▸ GIVEN TASK
Here is the task for the listing below: output exactly the lines from the one containing "Recreate this image" through the one containing "amp_comb = [7.95, 1.82, 1.80, 0.90]", and leave out the pictures.

▸ DATA SHOWN
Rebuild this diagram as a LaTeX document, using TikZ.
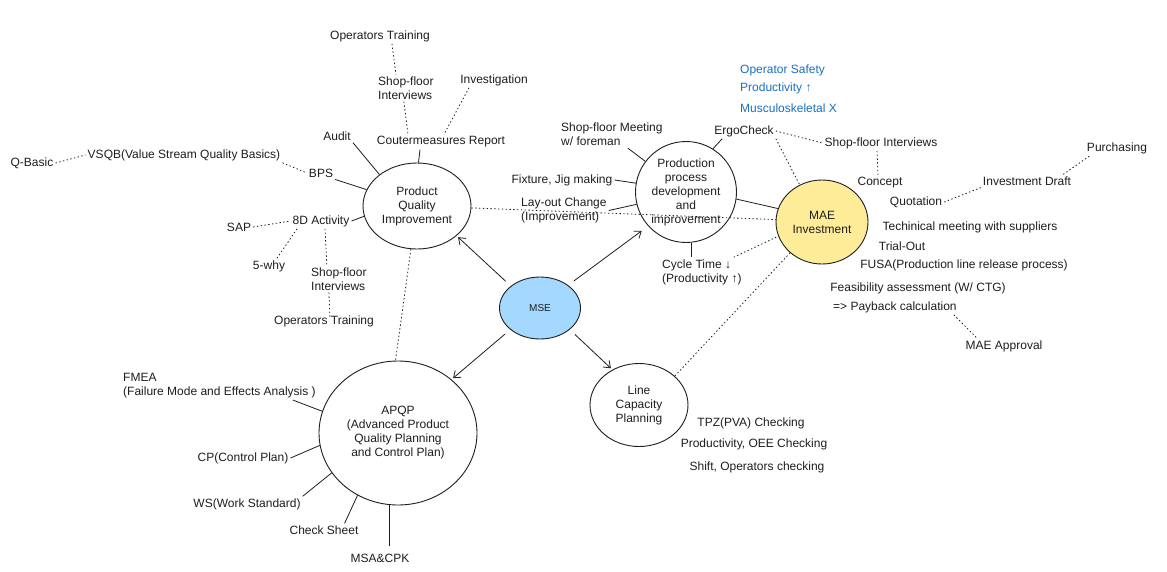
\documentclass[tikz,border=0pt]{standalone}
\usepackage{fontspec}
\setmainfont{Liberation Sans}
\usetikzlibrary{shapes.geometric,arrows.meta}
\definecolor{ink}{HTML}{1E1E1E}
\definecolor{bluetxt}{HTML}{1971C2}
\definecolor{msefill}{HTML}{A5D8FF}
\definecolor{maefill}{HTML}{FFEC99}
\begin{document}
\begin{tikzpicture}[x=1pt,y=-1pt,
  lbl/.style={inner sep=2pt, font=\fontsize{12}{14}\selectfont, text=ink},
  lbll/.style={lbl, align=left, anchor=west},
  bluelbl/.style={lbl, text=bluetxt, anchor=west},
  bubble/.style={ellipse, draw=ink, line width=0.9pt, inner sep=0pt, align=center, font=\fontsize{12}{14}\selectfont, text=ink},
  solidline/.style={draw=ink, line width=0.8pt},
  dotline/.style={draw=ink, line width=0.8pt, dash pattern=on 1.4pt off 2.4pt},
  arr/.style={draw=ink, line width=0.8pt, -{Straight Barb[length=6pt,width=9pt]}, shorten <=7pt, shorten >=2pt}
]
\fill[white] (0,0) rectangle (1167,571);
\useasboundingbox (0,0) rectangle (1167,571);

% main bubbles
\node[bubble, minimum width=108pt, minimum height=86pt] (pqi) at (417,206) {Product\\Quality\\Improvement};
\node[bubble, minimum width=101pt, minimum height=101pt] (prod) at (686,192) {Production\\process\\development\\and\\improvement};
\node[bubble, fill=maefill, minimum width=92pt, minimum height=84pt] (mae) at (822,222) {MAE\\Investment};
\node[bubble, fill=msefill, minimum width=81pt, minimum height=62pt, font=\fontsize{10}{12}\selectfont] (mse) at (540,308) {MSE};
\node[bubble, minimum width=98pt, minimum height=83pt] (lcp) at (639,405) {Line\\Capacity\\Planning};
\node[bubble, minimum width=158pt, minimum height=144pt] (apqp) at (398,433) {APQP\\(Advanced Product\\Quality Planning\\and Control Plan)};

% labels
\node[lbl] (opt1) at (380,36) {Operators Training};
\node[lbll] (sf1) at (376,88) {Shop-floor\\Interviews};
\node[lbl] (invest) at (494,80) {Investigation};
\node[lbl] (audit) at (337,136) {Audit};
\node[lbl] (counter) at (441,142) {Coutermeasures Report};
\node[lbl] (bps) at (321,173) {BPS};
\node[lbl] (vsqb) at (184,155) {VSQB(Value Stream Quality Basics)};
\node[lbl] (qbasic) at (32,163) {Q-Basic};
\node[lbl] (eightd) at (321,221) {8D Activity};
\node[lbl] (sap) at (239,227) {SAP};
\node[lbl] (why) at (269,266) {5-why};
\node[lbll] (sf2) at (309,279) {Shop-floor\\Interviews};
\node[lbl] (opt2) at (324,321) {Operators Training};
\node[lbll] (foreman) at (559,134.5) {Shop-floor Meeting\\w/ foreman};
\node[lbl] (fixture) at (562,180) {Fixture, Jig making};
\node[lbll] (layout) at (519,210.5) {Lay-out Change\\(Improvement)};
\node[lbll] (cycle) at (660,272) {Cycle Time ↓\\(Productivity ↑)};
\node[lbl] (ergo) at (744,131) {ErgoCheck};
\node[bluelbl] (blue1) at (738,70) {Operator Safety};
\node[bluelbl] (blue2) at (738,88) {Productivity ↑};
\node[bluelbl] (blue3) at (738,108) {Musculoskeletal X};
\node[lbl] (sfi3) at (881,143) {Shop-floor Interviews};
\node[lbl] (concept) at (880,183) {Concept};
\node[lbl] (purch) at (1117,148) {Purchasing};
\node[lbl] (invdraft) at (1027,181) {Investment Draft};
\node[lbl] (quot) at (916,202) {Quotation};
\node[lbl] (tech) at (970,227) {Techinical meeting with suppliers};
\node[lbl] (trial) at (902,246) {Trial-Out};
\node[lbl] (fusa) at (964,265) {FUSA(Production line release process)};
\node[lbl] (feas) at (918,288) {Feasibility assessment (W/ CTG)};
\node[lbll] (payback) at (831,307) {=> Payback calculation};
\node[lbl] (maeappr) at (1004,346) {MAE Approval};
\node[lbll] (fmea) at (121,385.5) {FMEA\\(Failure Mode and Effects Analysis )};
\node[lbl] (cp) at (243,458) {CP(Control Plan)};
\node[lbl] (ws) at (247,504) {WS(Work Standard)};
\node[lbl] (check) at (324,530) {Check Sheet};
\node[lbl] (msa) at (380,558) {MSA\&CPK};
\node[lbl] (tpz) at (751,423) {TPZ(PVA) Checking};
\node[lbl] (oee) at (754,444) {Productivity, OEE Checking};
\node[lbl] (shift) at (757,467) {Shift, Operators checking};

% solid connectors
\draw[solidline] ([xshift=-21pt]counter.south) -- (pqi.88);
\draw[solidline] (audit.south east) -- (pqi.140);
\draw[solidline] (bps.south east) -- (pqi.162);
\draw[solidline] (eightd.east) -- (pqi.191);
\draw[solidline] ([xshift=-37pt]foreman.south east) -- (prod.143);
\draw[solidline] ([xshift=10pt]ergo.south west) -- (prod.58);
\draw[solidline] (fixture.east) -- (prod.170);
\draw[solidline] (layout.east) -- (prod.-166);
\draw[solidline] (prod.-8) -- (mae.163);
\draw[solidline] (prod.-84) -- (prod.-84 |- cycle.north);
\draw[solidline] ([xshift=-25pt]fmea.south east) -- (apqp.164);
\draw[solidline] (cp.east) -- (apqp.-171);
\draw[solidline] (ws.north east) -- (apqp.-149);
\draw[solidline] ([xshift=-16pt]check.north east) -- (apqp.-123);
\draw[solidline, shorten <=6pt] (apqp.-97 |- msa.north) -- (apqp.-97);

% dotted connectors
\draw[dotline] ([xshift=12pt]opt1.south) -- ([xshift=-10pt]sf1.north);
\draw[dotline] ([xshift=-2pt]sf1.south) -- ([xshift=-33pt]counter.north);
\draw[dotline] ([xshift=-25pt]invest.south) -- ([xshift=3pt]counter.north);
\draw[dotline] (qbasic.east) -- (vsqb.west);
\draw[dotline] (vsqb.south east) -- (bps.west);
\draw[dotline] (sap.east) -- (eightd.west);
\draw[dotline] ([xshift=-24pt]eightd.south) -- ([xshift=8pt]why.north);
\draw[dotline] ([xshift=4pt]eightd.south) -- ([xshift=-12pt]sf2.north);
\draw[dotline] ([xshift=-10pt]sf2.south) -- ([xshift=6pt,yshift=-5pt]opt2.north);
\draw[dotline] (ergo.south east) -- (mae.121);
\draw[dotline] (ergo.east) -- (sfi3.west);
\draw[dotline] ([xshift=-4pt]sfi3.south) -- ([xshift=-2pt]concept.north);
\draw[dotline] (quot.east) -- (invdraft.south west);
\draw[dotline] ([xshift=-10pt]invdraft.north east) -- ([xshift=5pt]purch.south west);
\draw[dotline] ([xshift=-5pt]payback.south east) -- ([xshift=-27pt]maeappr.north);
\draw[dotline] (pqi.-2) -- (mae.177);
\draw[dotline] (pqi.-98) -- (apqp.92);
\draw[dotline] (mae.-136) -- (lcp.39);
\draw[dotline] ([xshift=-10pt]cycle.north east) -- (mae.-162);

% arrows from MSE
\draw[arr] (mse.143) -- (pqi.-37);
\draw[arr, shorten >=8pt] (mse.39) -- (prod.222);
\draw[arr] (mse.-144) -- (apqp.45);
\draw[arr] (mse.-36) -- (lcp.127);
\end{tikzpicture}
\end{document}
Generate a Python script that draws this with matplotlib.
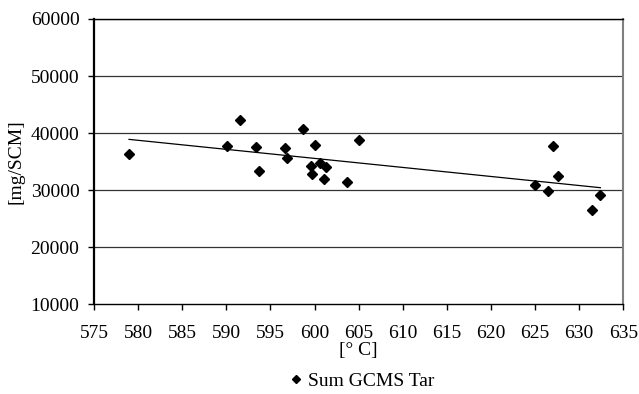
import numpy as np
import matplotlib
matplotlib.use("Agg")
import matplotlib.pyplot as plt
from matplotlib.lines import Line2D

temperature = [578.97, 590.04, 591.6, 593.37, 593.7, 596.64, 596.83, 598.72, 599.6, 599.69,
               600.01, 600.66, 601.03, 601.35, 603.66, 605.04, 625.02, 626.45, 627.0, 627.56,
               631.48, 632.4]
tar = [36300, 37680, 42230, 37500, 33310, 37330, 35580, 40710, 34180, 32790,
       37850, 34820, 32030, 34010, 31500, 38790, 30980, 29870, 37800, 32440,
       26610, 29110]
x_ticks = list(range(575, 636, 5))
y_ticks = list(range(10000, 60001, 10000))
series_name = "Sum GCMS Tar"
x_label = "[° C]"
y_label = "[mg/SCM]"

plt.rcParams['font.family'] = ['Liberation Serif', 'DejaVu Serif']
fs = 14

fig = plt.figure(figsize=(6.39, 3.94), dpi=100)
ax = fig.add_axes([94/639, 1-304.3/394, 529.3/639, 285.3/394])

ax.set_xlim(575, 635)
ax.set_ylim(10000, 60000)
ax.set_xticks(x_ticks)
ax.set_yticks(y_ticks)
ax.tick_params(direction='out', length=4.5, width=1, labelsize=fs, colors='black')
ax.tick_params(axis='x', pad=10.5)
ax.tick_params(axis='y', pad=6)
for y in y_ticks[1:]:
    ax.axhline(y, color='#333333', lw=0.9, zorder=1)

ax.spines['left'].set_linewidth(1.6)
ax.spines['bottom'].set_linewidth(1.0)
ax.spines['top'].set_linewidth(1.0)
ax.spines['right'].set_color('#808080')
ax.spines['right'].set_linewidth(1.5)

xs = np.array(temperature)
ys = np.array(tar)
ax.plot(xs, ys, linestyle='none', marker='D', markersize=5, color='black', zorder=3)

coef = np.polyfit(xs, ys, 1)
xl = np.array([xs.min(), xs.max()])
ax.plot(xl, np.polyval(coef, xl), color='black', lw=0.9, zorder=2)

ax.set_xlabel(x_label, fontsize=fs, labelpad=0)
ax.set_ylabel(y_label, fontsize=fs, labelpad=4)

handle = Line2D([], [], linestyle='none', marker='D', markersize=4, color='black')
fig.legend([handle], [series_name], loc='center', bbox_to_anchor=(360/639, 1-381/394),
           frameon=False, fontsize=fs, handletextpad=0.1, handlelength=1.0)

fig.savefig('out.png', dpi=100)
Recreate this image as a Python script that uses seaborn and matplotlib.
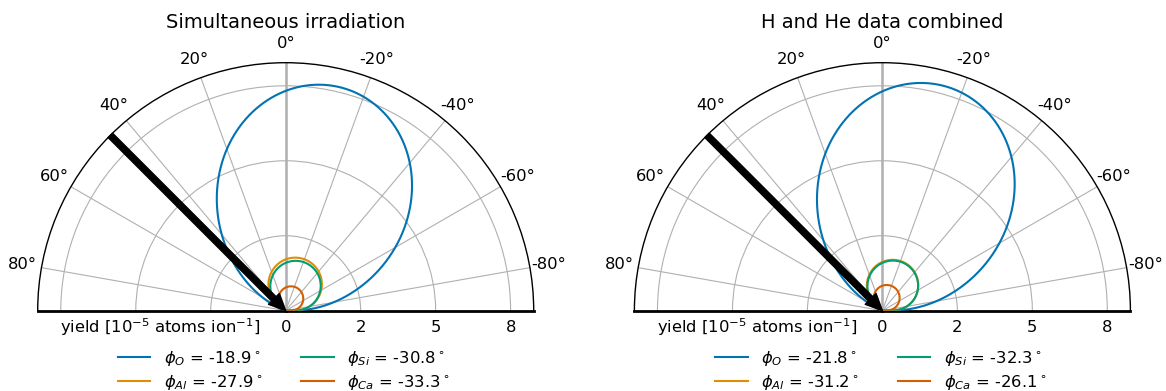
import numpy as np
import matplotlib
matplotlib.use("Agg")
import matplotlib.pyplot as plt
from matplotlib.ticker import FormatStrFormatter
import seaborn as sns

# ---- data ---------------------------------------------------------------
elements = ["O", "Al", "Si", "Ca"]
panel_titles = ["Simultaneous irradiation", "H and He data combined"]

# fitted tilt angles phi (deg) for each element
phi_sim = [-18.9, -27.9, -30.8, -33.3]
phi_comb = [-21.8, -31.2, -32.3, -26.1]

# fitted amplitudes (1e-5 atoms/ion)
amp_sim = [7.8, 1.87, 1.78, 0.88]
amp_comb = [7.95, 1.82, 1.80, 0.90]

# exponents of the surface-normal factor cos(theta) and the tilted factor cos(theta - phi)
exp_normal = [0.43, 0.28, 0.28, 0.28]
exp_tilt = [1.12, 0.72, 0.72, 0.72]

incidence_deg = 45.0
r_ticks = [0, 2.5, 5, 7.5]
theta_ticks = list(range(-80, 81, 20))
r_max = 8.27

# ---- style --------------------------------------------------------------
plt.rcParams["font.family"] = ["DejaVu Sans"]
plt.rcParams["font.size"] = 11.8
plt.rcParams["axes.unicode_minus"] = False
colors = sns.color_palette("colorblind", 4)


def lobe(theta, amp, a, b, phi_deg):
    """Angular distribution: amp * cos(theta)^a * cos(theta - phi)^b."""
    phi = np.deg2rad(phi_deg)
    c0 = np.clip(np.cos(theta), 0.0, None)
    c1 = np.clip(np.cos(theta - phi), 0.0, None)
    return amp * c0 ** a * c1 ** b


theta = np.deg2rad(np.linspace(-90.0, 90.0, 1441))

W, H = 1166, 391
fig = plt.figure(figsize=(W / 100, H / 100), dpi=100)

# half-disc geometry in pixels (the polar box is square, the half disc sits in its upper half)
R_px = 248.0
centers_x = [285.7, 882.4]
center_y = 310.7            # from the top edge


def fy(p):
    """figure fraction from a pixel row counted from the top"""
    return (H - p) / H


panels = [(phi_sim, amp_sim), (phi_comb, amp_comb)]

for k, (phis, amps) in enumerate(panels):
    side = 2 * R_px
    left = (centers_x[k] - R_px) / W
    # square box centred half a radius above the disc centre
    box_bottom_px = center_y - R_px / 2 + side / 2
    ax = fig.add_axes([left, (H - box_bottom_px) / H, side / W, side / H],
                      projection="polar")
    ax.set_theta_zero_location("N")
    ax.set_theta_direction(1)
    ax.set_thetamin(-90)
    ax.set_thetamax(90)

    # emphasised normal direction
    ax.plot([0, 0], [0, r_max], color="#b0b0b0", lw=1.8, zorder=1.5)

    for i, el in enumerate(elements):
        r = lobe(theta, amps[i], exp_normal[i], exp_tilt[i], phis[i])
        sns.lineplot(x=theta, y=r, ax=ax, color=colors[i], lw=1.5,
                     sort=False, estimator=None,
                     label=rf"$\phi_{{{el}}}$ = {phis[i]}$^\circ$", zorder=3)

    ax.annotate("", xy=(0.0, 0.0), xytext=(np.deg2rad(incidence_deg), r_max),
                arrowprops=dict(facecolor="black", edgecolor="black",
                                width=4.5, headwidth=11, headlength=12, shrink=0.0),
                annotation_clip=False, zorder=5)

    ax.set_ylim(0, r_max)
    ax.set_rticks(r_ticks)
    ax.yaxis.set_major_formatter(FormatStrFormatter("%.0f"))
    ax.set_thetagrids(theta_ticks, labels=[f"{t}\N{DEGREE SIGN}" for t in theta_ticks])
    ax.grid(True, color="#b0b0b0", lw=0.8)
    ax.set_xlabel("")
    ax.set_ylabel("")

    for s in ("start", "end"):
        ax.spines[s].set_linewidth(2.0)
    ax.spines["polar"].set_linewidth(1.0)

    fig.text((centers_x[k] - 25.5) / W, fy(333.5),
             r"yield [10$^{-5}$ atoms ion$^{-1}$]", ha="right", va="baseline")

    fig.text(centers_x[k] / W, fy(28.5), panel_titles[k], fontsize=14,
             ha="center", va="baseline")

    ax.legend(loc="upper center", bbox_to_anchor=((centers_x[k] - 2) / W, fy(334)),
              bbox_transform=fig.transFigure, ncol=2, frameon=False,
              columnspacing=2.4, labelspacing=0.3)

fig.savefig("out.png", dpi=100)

▸ FINAL RESULT
Recreate this image as a Python script that uses seaborn and matplotlib.
import numpy as np
import matplotlib
matplotlib.use("Agg")
import matplotlib.pyplot as plt
from matplotlib.ticker import FormatStrFormatter
import seaborn as sns

# ---- data ---------------------------------------------------------------
elements = ["O", "Al", "Si", "Ca"]
panel_titles = ["Simultaneous irradiation", "H and He data combined"]

# fitted tilt angles phi (deg) for each element
phi_sim = [-18.9, -27.9, -30.8, -33.3]
phi_comb = [-21.8, -31.2, -32.3, -26.1]

# fitted amplitudes (1e-5 atoms/ion)
amp_sim = [7.8, 1.87, 1.78, 0.88]
amp_comb = [7.95, 1.82, 1.80, 0.90]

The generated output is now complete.